I saw Billy Thorpe play twice, back around 2006 supporting touring internationals, and there was no mistaking the man’s talent with voice and guitar, and charming, unaffected stage presence. He rose to fame with the Aztecs, a veteran of Australia’s formative rock n roll years, and he was in fine fettle still. I was particularly impressed with new material he played from a forthcoming album to be called Tangier, inspired and influenced by his time living in Morocco. And then he died, in February 2007, and Tangier was a work in progress still, and there was a real feeling that we’d not only lost a music great, but a special piece of music as well.
Fortunately, Thorpe’s family and mates have rallied and Tangier is now on the shelves. It’s a beauty, too.
There are Middle Eastern influences aplenty as songs range from Zeppelinish rock to slow-burning, percussion-led numbers and the foot-tapping, hand-twirling instrumental Gypsy. Jack Thompson adds spoken word to two, and there are plenty of strings of choiral backdrops that make this a lush, atmospheric production.

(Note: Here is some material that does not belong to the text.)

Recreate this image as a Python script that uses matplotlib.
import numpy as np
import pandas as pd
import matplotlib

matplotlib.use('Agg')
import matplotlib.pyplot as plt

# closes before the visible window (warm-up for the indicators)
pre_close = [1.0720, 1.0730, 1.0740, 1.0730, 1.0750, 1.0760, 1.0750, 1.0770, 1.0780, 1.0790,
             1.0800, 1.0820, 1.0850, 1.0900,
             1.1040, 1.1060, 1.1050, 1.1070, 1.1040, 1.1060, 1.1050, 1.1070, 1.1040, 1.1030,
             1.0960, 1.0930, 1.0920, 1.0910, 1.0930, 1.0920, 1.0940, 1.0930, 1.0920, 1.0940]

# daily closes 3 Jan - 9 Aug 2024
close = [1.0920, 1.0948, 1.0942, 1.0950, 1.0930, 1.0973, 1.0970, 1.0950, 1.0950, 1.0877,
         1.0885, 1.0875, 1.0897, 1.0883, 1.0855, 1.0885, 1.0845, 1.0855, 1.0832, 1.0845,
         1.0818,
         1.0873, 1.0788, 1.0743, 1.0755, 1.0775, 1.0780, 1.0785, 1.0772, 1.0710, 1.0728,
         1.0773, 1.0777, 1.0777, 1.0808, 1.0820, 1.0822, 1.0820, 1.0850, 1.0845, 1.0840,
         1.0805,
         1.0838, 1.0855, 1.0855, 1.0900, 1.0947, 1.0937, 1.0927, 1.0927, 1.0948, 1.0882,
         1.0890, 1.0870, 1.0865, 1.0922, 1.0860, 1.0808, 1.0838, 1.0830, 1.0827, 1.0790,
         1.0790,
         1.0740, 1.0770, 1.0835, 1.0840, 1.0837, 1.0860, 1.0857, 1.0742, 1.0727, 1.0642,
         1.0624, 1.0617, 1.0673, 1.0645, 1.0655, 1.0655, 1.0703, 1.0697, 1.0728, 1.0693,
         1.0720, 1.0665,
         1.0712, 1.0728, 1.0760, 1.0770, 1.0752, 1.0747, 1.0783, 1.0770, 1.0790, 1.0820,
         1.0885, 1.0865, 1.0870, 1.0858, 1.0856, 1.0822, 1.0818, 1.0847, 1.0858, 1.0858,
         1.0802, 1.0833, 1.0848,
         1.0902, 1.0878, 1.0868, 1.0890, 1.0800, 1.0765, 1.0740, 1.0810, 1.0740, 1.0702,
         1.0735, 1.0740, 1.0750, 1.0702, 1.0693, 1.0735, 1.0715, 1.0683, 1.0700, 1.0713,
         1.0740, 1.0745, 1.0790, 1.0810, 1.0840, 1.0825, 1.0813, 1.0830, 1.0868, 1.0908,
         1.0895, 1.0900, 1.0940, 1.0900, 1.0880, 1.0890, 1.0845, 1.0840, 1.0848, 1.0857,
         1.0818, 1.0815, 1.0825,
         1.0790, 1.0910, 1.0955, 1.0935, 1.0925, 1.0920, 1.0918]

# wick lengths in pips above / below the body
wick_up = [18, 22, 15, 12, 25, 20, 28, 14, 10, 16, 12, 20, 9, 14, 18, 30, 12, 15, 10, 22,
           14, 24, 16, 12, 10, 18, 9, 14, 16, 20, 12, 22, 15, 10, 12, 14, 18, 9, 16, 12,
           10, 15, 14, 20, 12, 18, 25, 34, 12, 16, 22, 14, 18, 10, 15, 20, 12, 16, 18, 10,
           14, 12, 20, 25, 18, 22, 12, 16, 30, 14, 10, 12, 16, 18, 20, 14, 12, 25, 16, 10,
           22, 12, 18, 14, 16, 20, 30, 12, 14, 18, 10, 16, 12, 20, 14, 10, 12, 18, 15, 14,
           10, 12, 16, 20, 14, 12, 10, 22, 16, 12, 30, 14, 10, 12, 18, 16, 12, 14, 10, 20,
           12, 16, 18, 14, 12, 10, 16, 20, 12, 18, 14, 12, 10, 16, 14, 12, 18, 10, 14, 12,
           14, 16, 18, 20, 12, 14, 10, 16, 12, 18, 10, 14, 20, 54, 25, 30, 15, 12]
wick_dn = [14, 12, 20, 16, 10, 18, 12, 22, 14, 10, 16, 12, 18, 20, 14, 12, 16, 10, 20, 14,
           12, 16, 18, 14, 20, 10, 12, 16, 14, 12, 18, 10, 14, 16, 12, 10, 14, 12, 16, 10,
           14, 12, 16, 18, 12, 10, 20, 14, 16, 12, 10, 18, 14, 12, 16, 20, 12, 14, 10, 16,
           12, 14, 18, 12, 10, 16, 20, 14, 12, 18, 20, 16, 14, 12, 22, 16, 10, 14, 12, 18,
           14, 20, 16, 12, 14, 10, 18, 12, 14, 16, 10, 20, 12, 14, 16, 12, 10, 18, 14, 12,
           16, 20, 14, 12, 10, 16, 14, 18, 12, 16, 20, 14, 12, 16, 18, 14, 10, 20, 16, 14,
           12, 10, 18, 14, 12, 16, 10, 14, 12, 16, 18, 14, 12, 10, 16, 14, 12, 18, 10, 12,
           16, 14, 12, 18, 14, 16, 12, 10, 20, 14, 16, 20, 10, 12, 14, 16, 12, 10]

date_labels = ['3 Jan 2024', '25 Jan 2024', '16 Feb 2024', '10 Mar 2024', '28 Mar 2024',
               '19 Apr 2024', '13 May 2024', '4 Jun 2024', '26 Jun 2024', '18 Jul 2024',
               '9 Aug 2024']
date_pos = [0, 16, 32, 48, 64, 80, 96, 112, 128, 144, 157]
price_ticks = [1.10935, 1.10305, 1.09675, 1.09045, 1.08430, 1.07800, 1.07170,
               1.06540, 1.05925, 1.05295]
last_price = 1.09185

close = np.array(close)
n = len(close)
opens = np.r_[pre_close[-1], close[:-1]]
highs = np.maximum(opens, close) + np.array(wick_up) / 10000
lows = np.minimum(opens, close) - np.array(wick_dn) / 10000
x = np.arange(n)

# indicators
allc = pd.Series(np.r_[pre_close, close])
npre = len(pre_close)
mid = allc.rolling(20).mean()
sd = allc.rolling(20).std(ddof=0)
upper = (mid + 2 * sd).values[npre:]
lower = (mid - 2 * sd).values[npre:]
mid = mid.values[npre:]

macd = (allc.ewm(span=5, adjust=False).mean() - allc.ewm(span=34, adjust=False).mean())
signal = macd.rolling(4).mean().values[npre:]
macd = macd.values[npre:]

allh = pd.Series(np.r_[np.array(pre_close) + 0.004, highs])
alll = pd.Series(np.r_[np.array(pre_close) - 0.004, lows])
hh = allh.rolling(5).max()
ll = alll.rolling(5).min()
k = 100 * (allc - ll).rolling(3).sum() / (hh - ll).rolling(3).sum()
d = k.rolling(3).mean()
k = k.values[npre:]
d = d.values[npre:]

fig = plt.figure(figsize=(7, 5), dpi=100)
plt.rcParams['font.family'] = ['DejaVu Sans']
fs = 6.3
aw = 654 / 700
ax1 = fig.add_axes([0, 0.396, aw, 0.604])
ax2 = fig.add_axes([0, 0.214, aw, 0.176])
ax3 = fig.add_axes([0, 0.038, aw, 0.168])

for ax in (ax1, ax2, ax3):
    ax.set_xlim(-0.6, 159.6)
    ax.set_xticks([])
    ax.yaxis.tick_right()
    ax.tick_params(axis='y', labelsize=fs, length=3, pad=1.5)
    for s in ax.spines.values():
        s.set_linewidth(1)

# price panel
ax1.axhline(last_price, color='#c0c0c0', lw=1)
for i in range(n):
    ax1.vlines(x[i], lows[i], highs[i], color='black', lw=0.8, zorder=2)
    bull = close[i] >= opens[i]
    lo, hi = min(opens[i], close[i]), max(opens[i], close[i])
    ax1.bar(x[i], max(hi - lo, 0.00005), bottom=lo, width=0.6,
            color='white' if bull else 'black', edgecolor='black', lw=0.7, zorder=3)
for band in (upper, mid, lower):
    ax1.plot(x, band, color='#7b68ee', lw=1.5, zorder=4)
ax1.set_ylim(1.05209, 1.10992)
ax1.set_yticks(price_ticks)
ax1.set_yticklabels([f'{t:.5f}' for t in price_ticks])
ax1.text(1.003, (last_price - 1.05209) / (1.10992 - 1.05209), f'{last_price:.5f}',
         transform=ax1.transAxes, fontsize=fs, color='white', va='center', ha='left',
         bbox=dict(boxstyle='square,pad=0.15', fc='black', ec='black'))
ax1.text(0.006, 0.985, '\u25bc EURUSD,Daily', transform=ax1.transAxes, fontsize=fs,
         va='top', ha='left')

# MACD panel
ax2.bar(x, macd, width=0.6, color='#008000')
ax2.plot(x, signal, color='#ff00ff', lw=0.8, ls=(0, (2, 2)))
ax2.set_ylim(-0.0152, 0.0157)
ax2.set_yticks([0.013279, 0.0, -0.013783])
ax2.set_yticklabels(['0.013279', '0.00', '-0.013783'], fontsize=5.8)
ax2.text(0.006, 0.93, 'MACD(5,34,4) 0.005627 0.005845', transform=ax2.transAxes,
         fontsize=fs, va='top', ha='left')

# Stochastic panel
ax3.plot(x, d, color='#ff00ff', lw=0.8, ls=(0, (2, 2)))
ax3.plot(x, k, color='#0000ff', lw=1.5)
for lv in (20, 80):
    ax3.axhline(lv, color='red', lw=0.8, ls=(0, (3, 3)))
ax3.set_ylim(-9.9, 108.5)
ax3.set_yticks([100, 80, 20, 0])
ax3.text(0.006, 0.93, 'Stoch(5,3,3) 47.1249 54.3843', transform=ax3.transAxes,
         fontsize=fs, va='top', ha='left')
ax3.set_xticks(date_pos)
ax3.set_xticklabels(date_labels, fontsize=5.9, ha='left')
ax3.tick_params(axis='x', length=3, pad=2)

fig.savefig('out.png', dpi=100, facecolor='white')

Since You’ve Been Gone, a dirge for his mother powered by acoustic guitar, organ and hand claps, carries extra weight.
Songs such as Marrakesh and Tangier, the latter with news broadcasts incorporated into the text, are clear odes to the country and its profound impact on Thorpe, while seven-minute Fatima funks it up.

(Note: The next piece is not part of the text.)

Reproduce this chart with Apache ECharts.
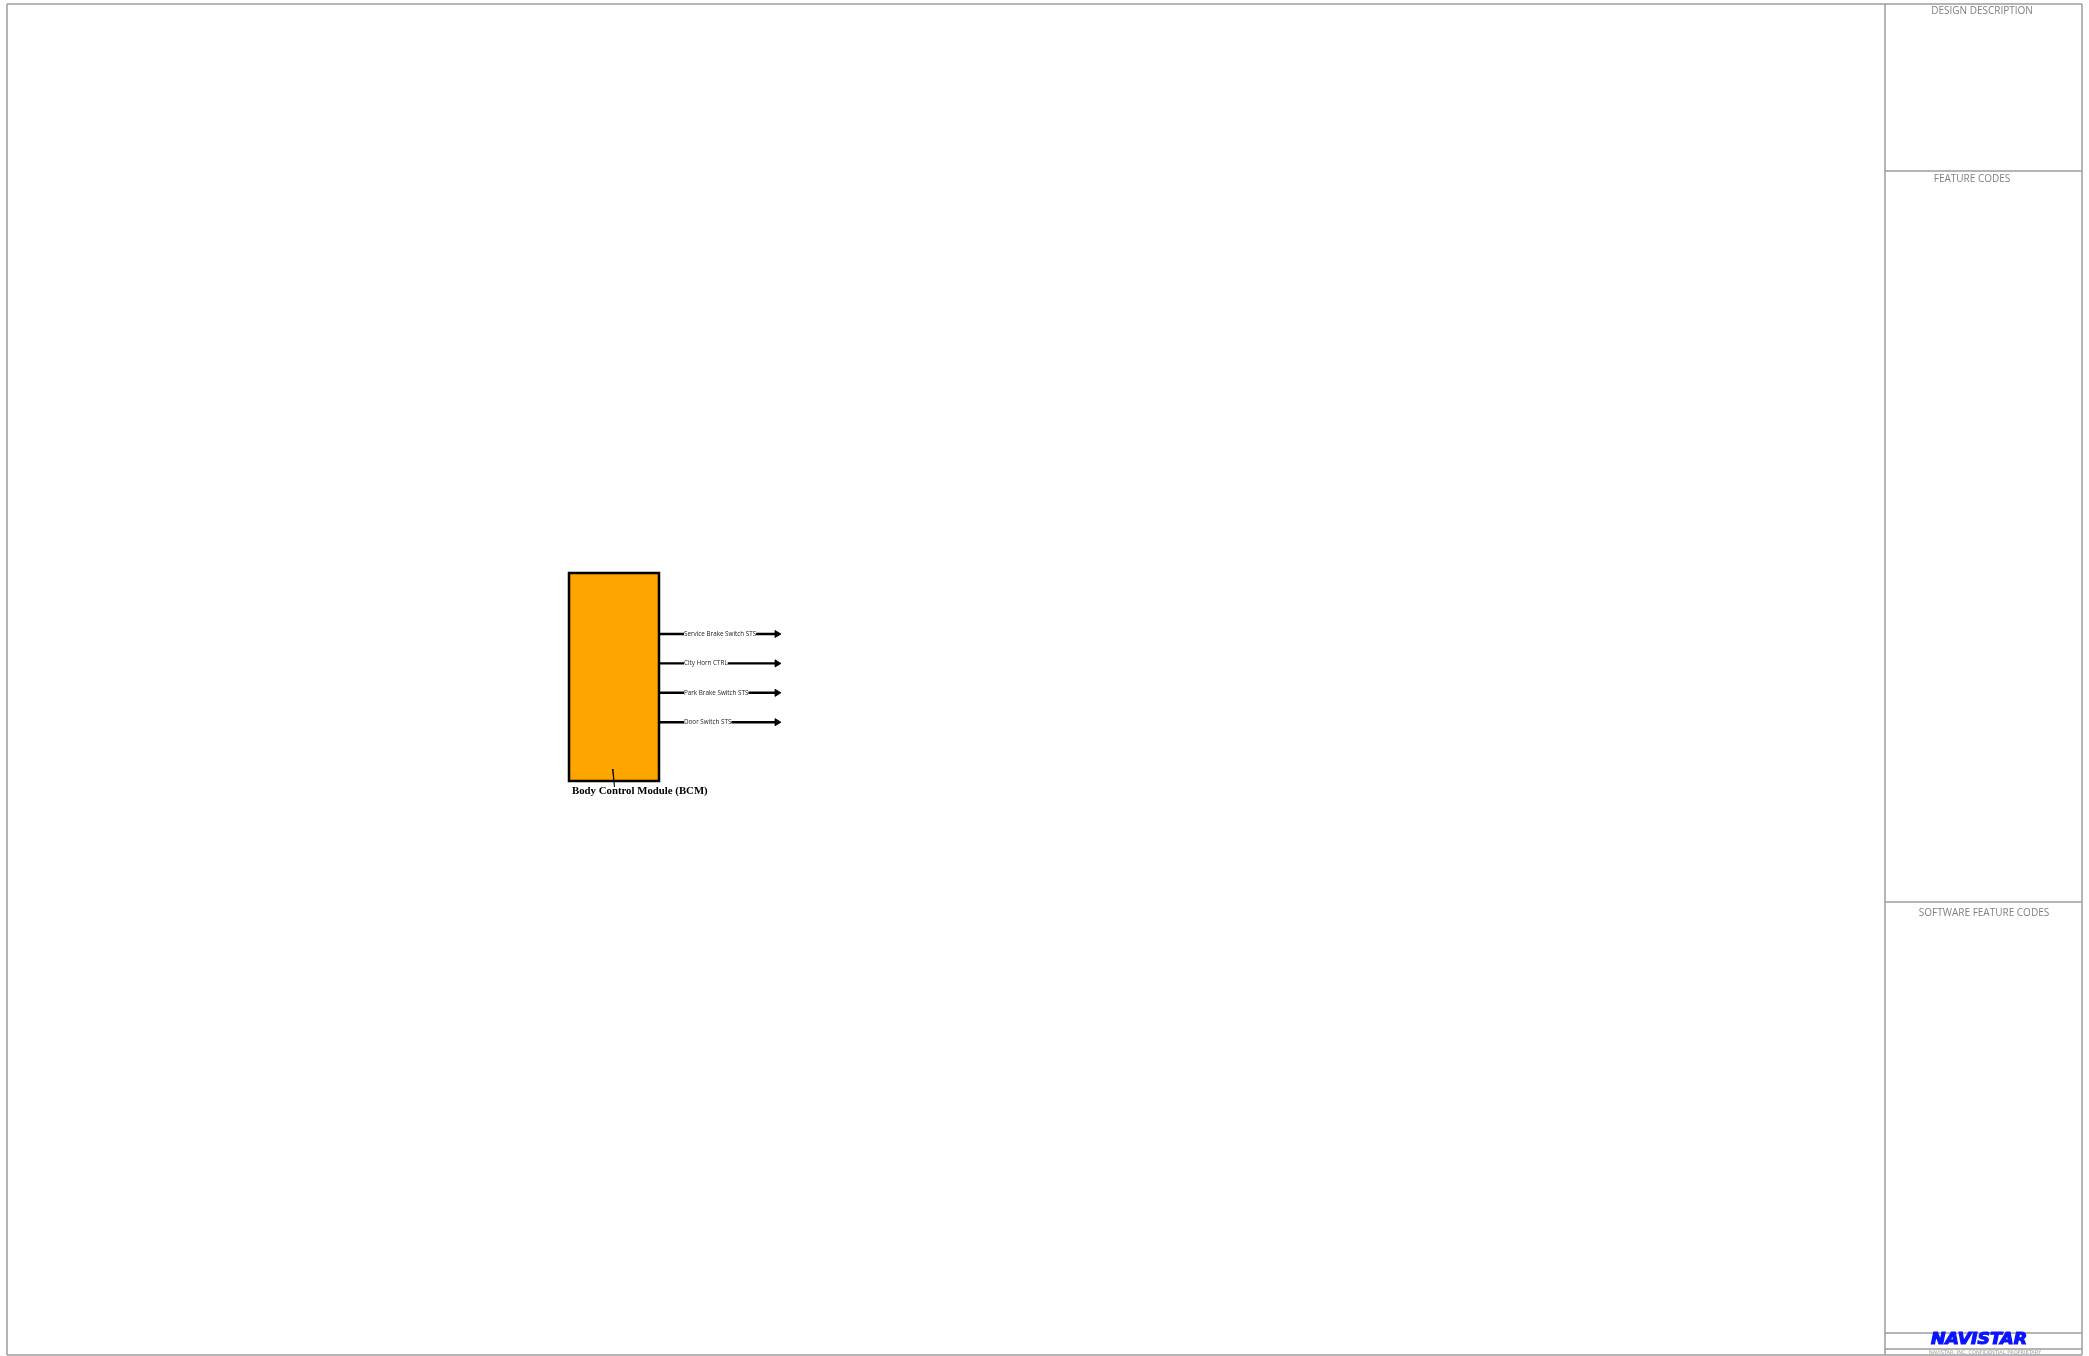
<!DOCTYPE html>
<html>
<head>
<meta charset="utf-8">
<script src="https://cdn.jsdelivr.net/npm/echarts@6/dist/echarts.min.js"></script>
<style>html,body{margin:0;padding:0;background:#fff;}#c{width:2089px;height:1356px;}</style>
</head>
<body>
<div id="c"></div>
<script>
// ---- data ----
const moduleName = 'Body Control Module (BCM)';
const signals = ['Service Brake Switch STS', 'City Horn CTRL', 'Park Brake Switch STS', 'Door Switch STS'];
const panelTitles = ['DESIGN DESCRIPTION', 'FEATURE CODES', 'SOFTWARE FEATURE CODES'];
const logoText = 'NAVISTAR';
const footerText = 'NAVISTAR, INC. CONFIDENTIAL PROPRIETARY';

// ---- layout (page coordinates) ----
const W = 2089, H = 1356;
const box = { x0: 569, y0: 573, x1: 659, y1: 781 };
const sigY0 = 634, sigStep = 29.4, sigEnd = 781, sigLabelX = 684;
const frame = { x0: 7, y0: 4, x1: 2082, y1: 1355 };
const panelX = 1885;
const panelDividers = [171, 902, 1333, 1349];
const panelTitleY = [11, 179, 913];
const panelTitleX = [1982, 1972, 1984];
const frameColor = '#9c9c9c';

const chart = echarts.init(document.getElementById('c'), null, { renderer: 'canvas' });

function frameRender(params, api) {
  const p = (x, y) => api.coord([x, y]);
  const lines = [];
  const seg = (a, b) => lines.push({ type: 'line', shape: { x1: a[0], y1: a[1], x2: b[0], y2: b[1] }, style: { stroke: frameColor, lineWidth: 1.5 } });
  seg(p(frame.x0, frame.y0), p(frame.x1, frame.y0));
  seg(p(frame.x0, frame.y1), p(frame.x1, frame.y1));
  seg(p(frame.x0, frame.y0), p(frame.x0, frame.y1));
  seg(p(frame.x1, frame.y0), p(frame.x1, frame.y1));
  seg(p(panelX, frame.y0), p(panelX, frame.y1));
  panelDividers.forEach(y => seg(p(panelX, y), p(frame.x1, y)));
  panelTitles.forEach((t, i) => {
    const q = p(panelTitleX[i], panelTitleY[i]);
    lines.push({ type: 'text', x: q[0], y: q[1], style: { text: t, fill: '#808080', font: '10px "Open Sans", sans-serif', textAlign: 'center', textVerticalAlign: 'middle' } });
  });
  const lg = p(1979, 1340);
  lines.push({ type: 'text', x: lg[0], y: lg[1], scaleX: 1.08, scaleY: 0.95, style: { text: logoText, fill: '#0a14ff', stroke: '#0a14ff', lineWidth: 1.2, font: 'italic 900 16px "DejaVu Sans", sans-serif', textAlign: 'center', textVerticalAlign: 'middle' } });
  const ft = p(1985, 1353);
  lines.push({ type: 'text', x: ft[0], y: ft[1], style: { text: footerText, fill: '#9a9a9a', font: '5px "DejaVu Sans", sans-serif', textAlign: 'center', textVerticalAlign: 'middle' } });
  return { type: 'group', children: lines };
}

function boxRender(params, api) {
  const a = api.coord([box.x0, box.y0]);
  const b = api.coord([box.x1, box.y1]);
  const t = api.coord([box.x0 + 3, box.y1 + 10]);
  const m1 = api.coord([612, 769]);
  const m2 = api.coord([615, 787]);
  return {
    type: 'group', children: [
      { type: 'rect', shape: { x: a[0], y: a[1], width: b[0] - a[0], height: b[1] - a[1] }, style: { fill: '#ffa500', stroke: '#000', lineWidth: 2.5 } },
      { type: 'polygon', shape: { points: [[m1[0], m1[1]], [m1[0] + 1.5, m1[1]], [m2[0], m2[1]], [m2[0] - 1, m2[1]]] }, style: { fill: '#000' } },
      { type: 'text', x: t[0], y: t[1], style: { text: moduleName, fill: '#000', font: 'bold 10.8px "Liberation Serif", "Times New Roman", serif', textAlign: 'left', textVerticalAlign: 'middle' } }
    ]
  };
}

function signalRender(params, api) {
  const i = api.value(0);
  const y = sigY0 + i * sigStep;
  const s = api.coord([box.x1, y]);
  const e = api.coord([sigEnd, y]);
  const l = api.coord([sigLabelX, y]);
  const ah = 6, aw = 3.6;
  return {
    type: 'group', children: [
      { type: 'line', shape: { x1: s[0], y1: s[1], x2: e[0] - ah + 1, y2: e[1] }, style: { stroke: '#000', lineWidth: 2.4 } },
      { type: 'polygon', shape: { points: [[e[0], e[1]], [e[0] - ah, e[1] - aw], [e[0] - ah, e[1] + aw]] }, style: { fill: '#000', stroke: '#000', lineWidth: 0.8, lineJoin: 'round' } },
      { type: 'text', x: l[0], y: l[1], style: { text: signals[i], fill: '#222', font: '6.3px "Open Sans", sans-serif', textAlign: 'left', textVerticalAlign: 'middle', backgroundColor: '#fff', padding: [0, 0] } }
    ]
  };
}

chart.setOption({
  animation: false,
  backgroundColor: '#fff',
  grid: { left: 0, right: 0, top: 0, bottom: 0 },
  xAxis: { type: 'value', min: 0, max: W, show: false },
  yAxis: { type: 'value', min: 0, max: H, inverse: true, show: false },
  series: [
    { type: 'custom', renderItem: frameRender, data: [[0]], silent: true, clip: false },
    { type: 'custom', renderItem: boxRender, data: [[0]], silent: true, clip: false },
    { type: 'custom', renderItem: signalRender, data: signals.map((s, i) => [i, s]), silent: true, clip: false }
  ]
});
</script>
</body>
</html>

Long Time, the album’s second instrumental, is a contemplative affair with guitars leading the journey that leads into the grandiose, martial In a New World, a cinematic spoken word with Thompson doing the honours.
Further adding to the album’s diversity is We Will Be There, a gospel-flavoured track that’s almost a capella, segueing beautifully into the closer, the rapturous Out of Here, a bopping track showing off Thorpe’s vocal high range.
With songs referencing angels, death and loss, Tangier carries an extra emotional level, but even stripped of that, it stands as a damn fine album. It serves as a fitting farewell that shows us not only what we’ve lost, but what we gained from a life lived large.